* _REQUIRED TASK_
Identify and reproduce every line holding the string "with".

--------------------

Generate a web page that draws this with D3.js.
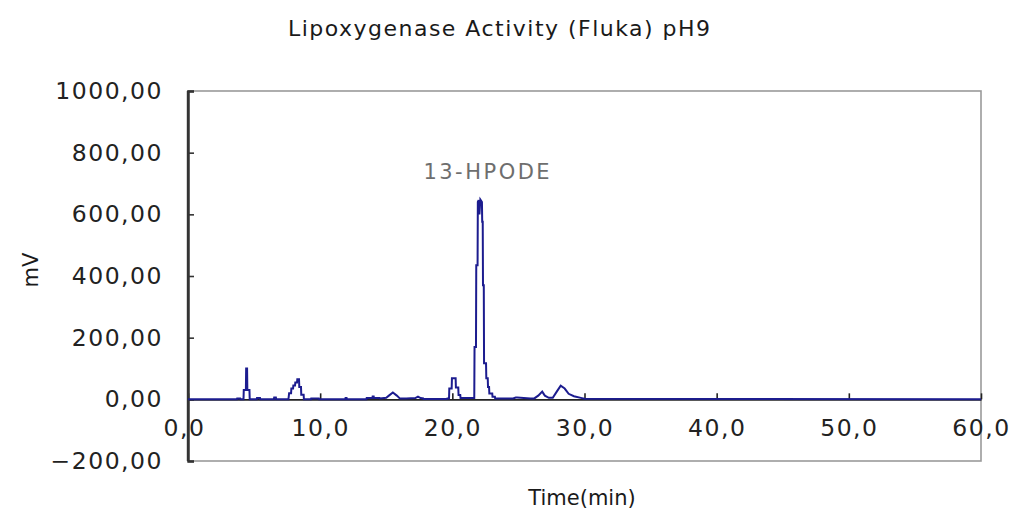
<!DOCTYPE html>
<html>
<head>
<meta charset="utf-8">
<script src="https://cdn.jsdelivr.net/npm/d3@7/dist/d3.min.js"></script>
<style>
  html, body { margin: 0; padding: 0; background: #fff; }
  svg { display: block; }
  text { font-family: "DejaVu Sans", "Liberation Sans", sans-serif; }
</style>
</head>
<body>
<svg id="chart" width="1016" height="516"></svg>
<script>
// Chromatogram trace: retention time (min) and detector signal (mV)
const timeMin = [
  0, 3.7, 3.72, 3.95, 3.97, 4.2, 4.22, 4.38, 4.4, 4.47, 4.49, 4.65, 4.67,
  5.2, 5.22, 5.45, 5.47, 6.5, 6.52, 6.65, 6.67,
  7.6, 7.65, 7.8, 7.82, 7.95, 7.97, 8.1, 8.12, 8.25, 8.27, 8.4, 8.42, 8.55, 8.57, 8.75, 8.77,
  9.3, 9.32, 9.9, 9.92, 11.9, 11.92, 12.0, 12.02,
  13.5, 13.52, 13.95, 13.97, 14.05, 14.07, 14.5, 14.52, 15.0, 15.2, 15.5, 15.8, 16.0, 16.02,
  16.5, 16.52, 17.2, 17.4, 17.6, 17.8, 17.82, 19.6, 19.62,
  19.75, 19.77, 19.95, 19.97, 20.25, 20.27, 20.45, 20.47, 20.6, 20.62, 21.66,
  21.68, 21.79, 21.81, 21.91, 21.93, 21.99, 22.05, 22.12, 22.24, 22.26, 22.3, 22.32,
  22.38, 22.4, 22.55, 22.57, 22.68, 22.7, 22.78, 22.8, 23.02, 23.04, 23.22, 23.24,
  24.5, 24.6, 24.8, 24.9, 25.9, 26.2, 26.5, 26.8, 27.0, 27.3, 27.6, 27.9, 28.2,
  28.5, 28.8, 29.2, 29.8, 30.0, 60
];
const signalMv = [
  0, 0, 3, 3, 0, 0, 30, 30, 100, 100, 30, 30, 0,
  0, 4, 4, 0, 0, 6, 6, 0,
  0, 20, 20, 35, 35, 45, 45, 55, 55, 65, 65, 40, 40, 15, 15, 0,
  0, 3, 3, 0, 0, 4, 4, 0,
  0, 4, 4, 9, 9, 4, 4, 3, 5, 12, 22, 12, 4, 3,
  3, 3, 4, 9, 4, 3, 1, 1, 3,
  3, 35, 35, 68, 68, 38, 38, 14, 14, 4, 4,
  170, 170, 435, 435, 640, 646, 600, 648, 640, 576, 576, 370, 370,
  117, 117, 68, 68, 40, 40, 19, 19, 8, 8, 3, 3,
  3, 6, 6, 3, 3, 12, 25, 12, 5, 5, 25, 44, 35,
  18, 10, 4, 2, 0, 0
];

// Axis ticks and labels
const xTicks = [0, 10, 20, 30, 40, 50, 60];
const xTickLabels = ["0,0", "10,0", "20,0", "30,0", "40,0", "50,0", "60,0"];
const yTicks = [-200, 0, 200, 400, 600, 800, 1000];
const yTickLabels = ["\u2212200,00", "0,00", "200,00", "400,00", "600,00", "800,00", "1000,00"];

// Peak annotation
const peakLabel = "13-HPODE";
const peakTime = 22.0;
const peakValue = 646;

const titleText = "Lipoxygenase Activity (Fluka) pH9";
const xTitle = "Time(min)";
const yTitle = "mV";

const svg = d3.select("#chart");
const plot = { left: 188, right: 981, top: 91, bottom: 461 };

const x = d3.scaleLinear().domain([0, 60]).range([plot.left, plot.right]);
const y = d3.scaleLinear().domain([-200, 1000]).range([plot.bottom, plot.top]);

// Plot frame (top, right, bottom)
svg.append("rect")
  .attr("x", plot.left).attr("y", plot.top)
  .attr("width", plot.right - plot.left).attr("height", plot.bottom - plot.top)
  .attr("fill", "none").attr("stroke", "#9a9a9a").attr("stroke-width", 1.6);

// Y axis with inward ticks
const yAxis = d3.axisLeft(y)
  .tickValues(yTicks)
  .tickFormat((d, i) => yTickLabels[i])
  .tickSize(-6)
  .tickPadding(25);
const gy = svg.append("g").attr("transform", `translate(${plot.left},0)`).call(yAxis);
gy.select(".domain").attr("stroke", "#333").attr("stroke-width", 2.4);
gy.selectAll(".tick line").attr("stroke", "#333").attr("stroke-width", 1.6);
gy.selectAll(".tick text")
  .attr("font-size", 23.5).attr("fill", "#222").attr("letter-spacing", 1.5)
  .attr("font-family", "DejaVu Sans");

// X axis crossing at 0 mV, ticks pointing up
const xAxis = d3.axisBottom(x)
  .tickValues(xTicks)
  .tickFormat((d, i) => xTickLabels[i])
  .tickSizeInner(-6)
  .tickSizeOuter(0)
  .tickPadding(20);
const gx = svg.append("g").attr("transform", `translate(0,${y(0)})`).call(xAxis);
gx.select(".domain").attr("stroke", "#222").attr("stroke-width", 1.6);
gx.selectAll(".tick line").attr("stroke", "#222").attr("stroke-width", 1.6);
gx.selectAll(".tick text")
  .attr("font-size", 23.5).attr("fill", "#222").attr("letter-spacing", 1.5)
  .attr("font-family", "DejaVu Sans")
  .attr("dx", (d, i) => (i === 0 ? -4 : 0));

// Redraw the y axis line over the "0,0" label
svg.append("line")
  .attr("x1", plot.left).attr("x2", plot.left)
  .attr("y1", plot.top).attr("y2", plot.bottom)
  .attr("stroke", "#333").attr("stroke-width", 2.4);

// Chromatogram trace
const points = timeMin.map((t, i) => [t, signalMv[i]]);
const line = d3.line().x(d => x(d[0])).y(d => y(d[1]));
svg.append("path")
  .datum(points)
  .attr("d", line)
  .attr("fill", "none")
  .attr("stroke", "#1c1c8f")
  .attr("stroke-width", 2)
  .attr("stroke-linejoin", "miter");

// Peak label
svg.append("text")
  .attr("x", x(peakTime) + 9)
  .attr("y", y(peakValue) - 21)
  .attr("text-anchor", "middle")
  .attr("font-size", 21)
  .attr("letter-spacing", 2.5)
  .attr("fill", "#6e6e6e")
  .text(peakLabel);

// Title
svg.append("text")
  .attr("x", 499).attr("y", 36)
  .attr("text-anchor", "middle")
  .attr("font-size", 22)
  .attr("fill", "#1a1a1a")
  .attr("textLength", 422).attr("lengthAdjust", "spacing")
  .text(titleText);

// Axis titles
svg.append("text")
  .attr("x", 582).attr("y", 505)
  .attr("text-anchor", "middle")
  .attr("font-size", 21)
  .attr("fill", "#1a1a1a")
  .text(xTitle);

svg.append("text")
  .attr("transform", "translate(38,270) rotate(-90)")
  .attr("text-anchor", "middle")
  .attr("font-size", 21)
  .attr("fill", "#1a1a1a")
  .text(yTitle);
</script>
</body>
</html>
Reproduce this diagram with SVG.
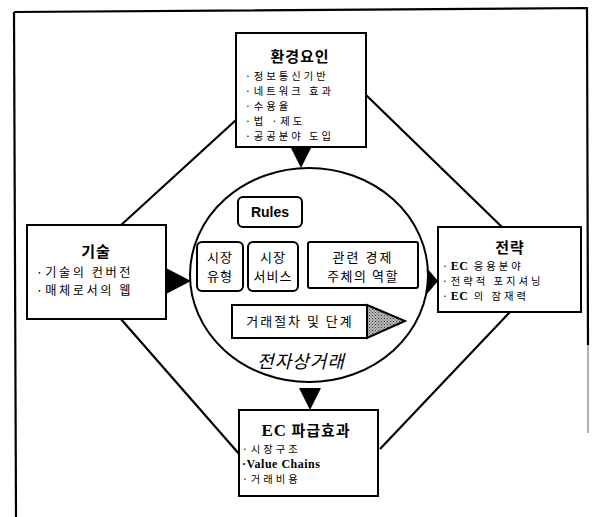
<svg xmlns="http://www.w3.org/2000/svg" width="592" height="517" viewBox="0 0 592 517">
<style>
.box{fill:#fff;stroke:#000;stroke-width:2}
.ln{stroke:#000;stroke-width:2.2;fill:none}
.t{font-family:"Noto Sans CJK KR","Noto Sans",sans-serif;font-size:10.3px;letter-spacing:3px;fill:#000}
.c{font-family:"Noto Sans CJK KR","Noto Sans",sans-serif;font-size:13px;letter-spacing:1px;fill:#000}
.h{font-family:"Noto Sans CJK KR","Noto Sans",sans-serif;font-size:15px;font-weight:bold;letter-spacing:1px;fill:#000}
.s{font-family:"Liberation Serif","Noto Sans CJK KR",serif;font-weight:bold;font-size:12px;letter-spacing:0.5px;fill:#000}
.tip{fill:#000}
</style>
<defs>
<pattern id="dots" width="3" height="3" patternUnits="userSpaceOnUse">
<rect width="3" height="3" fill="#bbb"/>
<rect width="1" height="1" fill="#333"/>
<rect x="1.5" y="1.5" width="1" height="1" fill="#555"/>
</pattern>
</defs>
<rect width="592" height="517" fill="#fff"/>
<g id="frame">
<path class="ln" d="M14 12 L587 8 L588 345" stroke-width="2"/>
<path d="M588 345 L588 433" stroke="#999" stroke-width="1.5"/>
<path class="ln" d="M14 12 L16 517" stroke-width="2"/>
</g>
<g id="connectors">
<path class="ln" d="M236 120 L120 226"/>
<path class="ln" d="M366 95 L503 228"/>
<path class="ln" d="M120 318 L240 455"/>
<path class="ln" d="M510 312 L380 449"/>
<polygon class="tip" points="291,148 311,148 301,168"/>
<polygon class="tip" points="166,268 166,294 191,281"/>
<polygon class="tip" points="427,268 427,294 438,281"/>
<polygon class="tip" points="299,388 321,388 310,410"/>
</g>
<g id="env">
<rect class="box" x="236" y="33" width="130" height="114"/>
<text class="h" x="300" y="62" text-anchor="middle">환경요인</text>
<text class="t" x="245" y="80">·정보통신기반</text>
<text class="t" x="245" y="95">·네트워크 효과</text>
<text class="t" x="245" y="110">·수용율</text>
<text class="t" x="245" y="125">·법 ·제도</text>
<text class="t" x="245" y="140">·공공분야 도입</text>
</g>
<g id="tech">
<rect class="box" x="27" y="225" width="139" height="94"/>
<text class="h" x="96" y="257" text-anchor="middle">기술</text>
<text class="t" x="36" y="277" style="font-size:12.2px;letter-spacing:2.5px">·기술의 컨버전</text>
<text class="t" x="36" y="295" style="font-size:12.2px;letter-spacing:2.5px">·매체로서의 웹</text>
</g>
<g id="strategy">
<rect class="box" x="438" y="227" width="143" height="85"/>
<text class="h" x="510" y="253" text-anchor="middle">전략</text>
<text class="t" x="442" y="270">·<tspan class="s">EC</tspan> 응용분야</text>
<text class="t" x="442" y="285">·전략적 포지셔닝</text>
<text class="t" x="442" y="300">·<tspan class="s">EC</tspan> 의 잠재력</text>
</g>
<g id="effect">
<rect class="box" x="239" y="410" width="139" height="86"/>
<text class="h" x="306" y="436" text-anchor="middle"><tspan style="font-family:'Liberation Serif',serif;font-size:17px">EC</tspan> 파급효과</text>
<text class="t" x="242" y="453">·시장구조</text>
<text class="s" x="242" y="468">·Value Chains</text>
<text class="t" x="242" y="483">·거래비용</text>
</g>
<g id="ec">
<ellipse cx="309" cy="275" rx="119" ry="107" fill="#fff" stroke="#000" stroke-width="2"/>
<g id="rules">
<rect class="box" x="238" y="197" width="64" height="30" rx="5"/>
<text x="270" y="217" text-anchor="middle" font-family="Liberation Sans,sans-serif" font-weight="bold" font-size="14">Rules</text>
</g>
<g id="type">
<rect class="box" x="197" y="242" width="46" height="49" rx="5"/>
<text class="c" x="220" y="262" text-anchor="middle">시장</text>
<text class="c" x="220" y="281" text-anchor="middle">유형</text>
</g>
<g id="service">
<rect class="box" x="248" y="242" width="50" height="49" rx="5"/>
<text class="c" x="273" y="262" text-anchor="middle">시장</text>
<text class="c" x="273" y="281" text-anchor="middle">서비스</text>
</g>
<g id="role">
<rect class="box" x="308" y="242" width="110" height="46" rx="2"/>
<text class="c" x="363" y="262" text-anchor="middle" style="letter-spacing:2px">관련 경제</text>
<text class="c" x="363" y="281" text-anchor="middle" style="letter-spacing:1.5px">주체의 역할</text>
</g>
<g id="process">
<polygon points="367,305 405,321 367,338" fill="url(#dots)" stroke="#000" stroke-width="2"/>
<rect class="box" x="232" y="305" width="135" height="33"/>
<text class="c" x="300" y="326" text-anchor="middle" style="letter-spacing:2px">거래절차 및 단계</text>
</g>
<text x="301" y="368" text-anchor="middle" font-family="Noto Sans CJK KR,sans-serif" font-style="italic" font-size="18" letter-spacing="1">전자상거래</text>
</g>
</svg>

--------------------

* _CORRECT ANSWER_
Generate a web page that draws this with D3.js.
// Y axis with inward ticks
Reproduce this diagram with SVG.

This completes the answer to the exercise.